■ GIVEN INSTRUCTION: Take the lines beginning with the one that contains "Clone this chart in matplotlib." and ending with the one that contains "ax.set_ylim(0, 50)", and set them down exactly. Omit all pictures.

■ INPUT FOR THIS TASK:
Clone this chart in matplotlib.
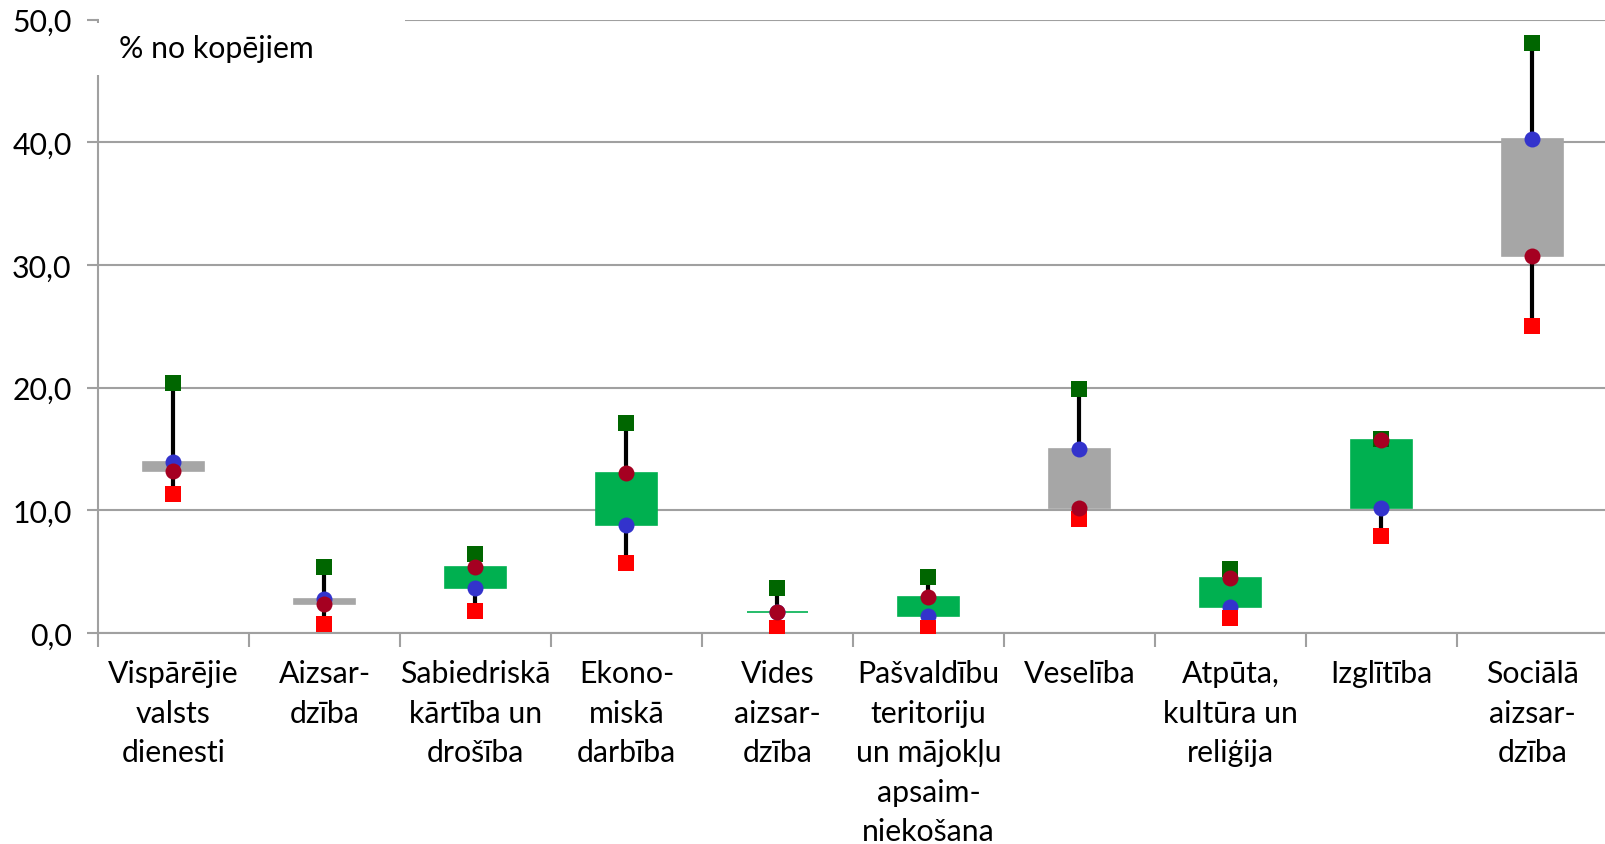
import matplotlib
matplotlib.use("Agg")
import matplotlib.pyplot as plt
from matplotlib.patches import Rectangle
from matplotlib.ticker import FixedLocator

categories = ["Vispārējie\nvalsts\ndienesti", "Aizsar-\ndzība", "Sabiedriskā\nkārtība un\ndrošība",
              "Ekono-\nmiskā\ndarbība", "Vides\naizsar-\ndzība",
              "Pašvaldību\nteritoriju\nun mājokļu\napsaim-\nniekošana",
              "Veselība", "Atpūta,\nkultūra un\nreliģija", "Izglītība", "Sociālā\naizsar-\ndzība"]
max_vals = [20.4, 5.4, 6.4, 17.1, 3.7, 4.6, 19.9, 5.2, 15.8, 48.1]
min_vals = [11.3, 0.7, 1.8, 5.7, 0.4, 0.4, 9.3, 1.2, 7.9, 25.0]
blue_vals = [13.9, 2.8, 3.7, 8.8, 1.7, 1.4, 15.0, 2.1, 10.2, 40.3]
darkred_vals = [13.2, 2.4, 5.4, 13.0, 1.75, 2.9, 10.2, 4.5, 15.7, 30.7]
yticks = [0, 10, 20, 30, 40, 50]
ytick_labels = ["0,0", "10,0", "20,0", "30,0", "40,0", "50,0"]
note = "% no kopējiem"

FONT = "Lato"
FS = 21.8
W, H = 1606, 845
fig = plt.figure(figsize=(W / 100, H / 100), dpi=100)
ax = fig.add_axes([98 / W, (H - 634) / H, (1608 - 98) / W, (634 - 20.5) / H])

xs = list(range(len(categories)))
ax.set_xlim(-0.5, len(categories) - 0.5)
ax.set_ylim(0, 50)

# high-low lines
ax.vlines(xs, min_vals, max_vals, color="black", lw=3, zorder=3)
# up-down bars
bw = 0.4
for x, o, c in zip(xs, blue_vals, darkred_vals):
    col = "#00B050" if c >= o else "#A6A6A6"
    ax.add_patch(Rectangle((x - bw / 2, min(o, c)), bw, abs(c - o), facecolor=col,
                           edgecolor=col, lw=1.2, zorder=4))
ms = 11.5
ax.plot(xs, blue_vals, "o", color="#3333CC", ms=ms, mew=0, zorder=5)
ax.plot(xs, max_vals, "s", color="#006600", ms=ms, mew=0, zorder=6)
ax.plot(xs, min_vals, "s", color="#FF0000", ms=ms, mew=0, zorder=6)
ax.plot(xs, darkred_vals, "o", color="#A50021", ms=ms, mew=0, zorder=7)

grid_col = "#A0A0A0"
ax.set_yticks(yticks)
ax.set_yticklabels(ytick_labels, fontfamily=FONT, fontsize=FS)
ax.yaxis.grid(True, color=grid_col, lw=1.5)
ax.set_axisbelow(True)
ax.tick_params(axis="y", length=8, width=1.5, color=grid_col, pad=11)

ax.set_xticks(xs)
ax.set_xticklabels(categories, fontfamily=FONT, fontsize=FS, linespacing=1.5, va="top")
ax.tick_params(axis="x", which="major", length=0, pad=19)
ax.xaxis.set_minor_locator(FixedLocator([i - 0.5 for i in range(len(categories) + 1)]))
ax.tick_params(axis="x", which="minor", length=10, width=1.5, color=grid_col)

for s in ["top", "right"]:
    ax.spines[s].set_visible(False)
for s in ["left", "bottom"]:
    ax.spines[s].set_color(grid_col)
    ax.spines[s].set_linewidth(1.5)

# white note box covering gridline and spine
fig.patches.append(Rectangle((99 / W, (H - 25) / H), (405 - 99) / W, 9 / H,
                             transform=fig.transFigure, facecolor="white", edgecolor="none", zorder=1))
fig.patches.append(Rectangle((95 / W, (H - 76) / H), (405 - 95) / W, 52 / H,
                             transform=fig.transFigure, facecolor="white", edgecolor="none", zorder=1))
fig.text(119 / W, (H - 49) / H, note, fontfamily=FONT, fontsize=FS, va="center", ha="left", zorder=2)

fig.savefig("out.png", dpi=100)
==
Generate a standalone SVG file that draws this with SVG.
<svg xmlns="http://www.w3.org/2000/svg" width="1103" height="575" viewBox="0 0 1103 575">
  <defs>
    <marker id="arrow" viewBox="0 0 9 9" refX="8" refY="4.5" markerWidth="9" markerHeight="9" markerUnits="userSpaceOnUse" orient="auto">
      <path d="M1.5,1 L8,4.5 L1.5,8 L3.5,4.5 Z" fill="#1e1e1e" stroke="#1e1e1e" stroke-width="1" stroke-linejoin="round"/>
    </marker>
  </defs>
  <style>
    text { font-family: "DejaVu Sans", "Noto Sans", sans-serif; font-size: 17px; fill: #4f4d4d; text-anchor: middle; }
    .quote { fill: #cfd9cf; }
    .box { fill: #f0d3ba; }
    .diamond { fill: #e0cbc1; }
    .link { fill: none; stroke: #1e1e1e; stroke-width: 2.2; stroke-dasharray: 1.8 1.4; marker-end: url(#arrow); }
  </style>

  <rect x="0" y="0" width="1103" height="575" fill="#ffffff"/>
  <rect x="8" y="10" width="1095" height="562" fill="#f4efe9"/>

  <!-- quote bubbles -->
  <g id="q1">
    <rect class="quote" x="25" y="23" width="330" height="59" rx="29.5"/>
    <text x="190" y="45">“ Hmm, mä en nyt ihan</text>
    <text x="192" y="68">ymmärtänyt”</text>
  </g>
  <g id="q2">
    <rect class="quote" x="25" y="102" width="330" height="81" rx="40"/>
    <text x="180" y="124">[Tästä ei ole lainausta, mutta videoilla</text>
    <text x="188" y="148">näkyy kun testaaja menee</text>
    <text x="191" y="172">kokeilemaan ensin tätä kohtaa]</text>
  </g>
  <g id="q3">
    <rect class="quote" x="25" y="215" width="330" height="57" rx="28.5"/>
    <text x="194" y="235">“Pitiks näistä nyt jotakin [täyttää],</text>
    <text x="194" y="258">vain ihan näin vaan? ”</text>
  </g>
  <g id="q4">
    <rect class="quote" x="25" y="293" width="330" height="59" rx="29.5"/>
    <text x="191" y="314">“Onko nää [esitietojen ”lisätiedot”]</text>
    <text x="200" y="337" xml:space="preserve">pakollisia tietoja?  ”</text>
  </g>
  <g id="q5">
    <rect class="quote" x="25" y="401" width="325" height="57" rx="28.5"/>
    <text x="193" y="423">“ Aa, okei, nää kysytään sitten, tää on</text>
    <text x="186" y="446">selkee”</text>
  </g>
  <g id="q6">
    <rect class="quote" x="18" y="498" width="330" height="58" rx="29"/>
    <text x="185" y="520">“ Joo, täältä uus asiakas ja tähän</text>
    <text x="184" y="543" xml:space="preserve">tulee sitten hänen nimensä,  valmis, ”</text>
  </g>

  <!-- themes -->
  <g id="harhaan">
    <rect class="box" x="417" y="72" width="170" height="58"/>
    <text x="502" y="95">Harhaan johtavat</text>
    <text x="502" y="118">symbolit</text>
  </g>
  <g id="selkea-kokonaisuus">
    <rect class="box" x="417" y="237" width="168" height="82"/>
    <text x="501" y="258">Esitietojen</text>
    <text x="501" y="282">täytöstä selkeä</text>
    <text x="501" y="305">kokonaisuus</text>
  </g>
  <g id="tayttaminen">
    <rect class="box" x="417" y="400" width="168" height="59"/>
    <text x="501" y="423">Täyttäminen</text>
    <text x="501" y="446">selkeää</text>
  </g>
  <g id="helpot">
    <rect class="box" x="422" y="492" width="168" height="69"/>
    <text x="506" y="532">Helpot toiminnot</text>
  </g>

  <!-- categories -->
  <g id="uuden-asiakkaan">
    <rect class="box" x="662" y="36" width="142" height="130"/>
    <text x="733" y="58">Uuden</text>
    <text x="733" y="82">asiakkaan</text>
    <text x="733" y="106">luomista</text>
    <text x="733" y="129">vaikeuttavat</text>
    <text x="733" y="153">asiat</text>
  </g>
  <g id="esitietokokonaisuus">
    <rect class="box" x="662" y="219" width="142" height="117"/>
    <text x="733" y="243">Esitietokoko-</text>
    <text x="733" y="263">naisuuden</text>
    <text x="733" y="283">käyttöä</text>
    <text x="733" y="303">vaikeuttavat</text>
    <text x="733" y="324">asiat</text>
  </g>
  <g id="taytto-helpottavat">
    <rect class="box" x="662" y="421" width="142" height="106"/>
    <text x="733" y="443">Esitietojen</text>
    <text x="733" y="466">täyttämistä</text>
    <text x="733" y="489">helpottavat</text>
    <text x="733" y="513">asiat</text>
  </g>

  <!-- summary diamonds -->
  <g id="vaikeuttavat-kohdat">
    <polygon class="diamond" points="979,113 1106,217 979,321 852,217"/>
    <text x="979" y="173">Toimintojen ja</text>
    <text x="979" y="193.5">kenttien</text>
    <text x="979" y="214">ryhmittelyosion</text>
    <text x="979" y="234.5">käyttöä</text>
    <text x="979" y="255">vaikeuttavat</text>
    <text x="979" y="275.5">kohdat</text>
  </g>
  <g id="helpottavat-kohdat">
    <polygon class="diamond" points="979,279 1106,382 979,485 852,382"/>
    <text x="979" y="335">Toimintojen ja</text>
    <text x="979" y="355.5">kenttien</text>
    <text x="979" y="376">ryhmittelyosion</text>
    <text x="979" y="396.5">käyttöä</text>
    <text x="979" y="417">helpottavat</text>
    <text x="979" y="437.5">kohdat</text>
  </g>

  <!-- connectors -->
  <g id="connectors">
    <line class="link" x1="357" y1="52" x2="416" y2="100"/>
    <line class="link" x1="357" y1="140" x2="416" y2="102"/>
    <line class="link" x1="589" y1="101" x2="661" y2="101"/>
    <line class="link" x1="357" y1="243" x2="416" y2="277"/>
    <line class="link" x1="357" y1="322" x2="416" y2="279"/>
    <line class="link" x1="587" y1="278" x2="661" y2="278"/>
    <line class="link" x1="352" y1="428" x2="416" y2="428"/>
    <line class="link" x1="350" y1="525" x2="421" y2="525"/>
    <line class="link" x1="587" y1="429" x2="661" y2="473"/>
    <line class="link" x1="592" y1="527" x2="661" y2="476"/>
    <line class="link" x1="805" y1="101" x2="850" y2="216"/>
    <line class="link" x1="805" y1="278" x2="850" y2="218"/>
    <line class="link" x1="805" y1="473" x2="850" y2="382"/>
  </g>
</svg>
...
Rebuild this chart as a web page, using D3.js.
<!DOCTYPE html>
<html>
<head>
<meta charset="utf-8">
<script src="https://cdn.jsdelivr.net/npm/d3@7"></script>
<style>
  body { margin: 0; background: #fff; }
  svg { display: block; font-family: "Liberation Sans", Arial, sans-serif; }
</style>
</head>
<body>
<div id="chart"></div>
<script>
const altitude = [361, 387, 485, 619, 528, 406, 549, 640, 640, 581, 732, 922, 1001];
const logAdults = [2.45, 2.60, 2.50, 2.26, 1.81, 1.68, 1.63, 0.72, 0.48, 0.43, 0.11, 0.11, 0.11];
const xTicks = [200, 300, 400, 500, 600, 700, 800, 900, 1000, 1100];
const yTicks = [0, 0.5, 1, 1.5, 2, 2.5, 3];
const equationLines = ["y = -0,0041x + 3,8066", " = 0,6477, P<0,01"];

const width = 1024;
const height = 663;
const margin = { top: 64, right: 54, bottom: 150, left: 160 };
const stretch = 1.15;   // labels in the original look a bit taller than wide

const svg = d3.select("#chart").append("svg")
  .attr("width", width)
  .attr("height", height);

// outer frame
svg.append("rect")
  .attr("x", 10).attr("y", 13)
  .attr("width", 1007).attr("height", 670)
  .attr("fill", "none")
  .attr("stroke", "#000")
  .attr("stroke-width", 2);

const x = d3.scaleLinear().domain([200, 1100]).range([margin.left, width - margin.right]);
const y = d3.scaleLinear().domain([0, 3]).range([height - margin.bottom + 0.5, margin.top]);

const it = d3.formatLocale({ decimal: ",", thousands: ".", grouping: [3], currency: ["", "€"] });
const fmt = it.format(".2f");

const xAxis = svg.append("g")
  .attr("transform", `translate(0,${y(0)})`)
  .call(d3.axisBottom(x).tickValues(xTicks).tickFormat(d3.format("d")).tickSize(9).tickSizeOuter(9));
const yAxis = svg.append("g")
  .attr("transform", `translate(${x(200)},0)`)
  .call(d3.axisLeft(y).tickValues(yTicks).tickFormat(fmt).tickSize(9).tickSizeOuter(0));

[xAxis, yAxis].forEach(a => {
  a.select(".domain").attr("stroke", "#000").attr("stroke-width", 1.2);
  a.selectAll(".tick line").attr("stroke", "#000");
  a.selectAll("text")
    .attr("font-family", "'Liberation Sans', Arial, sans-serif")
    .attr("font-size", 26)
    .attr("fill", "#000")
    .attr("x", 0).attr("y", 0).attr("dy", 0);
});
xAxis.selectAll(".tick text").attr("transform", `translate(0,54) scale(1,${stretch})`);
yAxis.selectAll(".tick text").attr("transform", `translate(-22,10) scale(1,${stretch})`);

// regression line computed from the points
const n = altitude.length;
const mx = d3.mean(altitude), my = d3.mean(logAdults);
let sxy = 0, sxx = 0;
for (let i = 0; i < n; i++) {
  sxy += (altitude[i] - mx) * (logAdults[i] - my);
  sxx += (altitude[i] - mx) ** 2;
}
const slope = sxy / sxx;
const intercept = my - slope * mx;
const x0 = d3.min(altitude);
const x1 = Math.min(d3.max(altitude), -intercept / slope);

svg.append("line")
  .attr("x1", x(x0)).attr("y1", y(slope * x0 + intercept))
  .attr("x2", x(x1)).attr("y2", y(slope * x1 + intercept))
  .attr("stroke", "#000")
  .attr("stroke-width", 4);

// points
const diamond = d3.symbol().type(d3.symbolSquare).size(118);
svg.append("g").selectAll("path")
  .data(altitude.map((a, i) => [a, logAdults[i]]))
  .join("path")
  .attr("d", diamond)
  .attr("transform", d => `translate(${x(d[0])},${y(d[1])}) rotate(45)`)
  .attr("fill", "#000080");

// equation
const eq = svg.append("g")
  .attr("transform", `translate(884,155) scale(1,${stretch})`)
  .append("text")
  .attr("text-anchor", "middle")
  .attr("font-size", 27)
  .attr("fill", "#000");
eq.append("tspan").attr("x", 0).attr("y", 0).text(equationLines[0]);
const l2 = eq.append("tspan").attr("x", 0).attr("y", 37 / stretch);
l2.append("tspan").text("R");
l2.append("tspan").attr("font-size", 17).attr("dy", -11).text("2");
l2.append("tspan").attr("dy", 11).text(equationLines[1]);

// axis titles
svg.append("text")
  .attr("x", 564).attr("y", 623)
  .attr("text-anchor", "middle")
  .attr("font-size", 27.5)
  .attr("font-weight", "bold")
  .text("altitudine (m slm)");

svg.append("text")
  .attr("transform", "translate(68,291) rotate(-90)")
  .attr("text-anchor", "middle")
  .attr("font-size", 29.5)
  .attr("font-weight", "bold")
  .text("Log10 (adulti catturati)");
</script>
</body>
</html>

■ EXERCISE RESPONSE:
Clone this chart in matplotlib.
import matplotlib
matplotlib.use("Agg")
import matplotlib.pyplot as plt
from matplotlib.patches import Rectangle
from matplotlib.ticker import FixedLocator

categories = ["Vispārējie\nvalsts\ndienesti", "Aizsar-\ndzība", "Sabiedriskā\nkārtība un\ndrošība",
              "Ekono-\nmiskā\ndarbība", "Vides\naizsar-\ndzība",
              "Pašvaldību\nteritoriju\nun mājokļu\napsaim-\nniekošana",
              "Veselība", "Atpūta,\nkultūra un\nreliģija", "Izglītība", "Sociālā\naizsar-\ndzība"]
max_vals = [20.4, 5.4, 6.4, 17.1, 3.7, 4.6, 19.9, 5.2, 15.8, 48.1]
min_vals = [11.3, 0.7, 1.8, 5.7, 0.4, 0.4, 9.3, 1.2, 7.9, 25.0]
blue_vals = [13.9, 2.8, 3.7, 8.8, 1.7, 1.4, 15.0, 2.1, 10.2, 40.3]
darkred_vals = [13.2, 2.4, 5.4, 13.0, 1.75, 2.9, 10.2, 4.5, 15.7, 30.7]
yticks = [0, 10, 20, 30, 40, 50]
ytick_labels = ["0,0", "10,0", "20,0", "30,0", "40,0", "50,0"]
note = "% no kopējiem"

FONT = "Lato"
FS = 21.8
W, H = 1606, 845
fig = plt.figure(figsize=(W / 100, H / 100), dpi=100)
ax = fig.add_axes([98 / W, (H - 634) / H, (1608 - 98) / W, (634 - 20.5) / H])

xs = list(range(len(categories)))
ax.set_xlim(-0.5, len(categories) - 0.5)
ax.set_ylim(0, 50)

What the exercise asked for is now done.